Задан контекст восприятия, в котором «водяное общество» пародийно напоминает «слепых, кривых, глухих, немых, безногих, безруких, горбатых», собиравшихся у Силоамской купели в ожидании чуда. Но и в этой евангельской притче, и у пророка Исайи речь идет о спасении. А в пространстве «Героя нашего времени» спасения нет и не будет. Воды купели не возмутятся, ангел в них не сойдет. Чудо воскрешения невозможно. Для большинства, для «водяного общества» – потому что они с самого начала мертвы. Для Печорина – потому что он никак не может найти выхода из своих противоречий. Хотя и хотел бы. Хотя и беспощаден к самому себе.

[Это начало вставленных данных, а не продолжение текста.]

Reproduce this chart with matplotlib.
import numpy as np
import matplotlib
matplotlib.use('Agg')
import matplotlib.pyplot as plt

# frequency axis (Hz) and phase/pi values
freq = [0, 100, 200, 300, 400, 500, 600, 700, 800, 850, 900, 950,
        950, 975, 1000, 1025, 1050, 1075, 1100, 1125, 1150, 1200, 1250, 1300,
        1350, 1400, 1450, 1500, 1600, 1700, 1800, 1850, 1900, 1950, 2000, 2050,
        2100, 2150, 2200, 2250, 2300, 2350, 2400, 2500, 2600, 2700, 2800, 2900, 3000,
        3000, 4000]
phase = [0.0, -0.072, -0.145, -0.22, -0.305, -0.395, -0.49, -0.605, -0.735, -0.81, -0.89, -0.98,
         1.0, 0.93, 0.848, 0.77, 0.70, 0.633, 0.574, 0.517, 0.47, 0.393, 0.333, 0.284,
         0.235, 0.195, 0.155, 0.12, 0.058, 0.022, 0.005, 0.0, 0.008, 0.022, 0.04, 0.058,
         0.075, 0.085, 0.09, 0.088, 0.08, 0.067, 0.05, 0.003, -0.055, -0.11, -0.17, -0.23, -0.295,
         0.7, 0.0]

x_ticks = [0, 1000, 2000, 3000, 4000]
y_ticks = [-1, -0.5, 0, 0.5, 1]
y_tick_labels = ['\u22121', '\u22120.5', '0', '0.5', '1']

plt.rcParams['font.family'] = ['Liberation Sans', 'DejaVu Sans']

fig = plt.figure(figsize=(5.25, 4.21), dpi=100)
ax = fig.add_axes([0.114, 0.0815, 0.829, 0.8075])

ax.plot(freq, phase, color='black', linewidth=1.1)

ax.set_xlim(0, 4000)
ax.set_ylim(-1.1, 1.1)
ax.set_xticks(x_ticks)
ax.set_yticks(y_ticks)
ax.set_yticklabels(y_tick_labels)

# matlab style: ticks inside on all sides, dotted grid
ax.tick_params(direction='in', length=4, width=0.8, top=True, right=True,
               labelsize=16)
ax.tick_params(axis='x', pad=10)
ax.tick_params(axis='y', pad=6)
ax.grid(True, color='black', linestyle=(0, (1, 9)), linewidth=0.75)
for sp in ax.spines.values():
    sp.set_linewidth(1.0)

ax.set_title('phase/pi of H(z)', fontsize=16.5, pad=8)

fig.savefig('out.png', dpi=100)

Далее метафора продолжает развиваться. Грушницкий говорит о Мери: «Это просто ангел». Печорин насмешливо размышляет: «…поэты …их столько раз называли ангелами, что они, в самом деле, в простоте душевной, поверили этому комплименту…» Местная молодежь дает доктору Вернеру прозвание «Мефистофель». Все эти сравнения, при всей их язвительности, не случайны, они связаны с главной темой лермонтовского романа, с историей страдающей и обреченной человеческой души. Душа Печорина «зажата» между мефистофелевским равнодушием доктора Вернера и ангельским, трепетным влиянием, которое на нее могут оказывать женщины; она может быть спасена ими, но вместо того демонически губит их.

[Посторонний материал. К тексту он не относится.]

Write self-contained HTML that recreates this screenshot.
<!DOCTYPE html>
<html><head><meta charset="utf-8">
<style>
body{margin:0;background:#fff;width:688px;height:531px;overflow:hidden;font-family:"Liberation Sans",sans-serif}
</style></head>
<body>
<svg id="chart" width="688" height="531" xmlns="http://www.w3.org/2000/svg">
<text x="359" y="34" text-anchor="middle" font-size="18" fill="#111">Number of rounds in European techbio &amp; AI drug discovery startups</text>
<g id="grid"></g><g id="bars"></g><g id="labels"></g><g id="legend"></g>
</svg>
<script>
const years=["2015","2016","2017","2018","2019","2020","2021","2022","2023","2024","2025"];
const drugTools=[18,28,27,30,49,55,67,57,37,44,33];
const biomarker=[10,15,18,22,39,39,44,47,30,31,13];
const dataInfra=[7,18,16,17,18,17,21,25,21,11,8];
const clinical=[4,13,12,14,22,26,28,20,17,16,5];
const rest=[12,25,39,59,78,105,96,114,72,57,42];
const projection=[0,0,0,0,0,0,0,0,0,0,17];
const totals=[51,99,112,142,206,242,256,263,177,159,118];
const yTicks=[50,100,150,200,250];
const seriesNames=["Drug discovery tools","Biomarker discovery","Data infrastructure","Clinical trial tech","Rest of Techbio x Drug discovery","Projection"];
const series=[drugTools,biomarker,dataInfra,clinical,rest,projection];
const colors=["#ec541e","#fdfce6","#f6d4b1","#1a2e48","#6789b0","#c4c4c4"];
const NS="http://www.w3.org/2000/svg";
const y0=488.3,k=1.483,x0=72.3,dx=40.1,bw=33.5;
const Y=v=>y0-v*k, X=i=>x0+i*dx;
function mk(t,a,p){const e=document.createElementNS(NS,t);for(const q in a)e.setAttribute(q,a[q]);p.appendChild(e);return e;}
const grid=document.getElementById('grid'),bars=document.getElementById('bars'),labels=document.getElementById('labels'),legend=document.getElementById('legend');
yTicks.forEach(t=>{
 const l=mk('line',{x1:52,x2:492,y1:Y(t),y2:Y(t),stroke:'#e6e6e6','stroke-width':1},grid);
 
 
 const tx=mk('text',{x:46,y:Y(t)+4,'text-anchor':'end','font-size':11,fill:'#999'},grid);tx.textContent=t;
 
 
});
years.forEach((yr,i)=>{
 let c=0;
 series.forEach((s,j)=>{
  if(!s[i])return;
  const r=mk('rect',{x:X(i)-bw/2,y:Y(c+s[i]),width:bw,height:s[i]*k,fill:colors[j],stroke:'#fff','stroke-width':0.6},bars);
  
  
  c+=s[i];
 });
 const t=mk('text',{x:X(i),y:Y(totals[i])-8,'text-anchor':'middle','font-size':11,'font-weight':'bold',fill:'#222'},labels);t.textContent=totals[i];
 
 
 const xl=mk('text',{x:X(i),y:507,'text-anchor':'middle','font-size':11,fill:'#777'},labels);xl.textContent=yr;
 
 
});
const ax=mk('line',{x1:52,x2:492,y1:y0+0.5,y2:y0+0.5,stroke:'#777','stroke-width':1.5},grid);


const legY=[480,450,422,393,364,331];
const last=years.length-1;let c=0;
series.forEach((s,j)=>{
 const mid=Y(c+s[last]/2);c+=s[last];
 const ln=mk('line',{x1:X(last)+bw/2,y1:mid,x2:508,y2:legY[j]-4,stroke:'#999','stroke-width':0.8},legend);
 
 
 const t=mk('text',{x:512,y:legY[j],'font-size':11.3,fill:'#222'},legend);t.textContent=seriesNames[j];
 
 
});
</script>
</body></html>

Фатально ли это обстоятельство? Предопределено ли? Поначалу кажется, что взгляд Печорина на фатум неотличим от взгляда Максима Максимыча и ярославского возницы, который говорит рассказчику, «странствующему рассказчику»: «Бог даст, не хуже их доедем: ведь нам не впервые». В «Княжне Мери» герой размышлаяет перед дуэлью: «…бросим жребий!.. и тогда, тогда… что, если его счастье перетянет? если моя звезда, наконец, мне изменит?» Кажется, что он, подобно большинству персонажей романа, убежден: человек – игрушка в руках судьбы, что «на роду» ему написано, то с ним и случится. Но вот мы добираемся до повести «Фаталист», и все усложняется до предела. Недаром здесь в роли рассказчика выступает сам Печорин, а Максим Максимыч оказывается в положении «рядового» персонажа; носитель индивидуалистического начала и носитель «патриархального» сознания словно меняются местами.

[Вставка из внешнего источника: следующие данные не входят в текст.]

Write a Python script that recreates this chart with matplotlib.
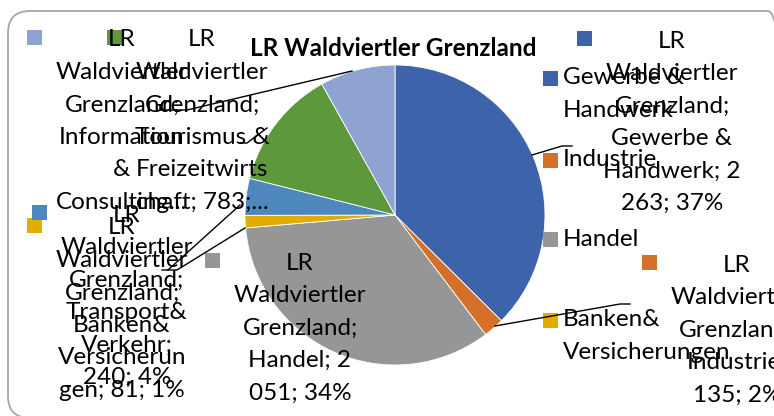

«Фаталист» Печорин вступает в спор с сербом Вуличем, который уверен, что все в мире случайно, и пистолет, приставленный к виску, может выстрелить, а может дать осечку. Значит, любой человек ведет игру с судьбой вслепую. Вопреки печоринскому предсказанию («Вы нынче умрете») пистолет и впрямь дает осечку, – но предчувствие Печорина все равно очень скоро сбывается: Вулич избежал гибели от пули, однако пьяный казак Ефимыч разрубил его шашкой надвое.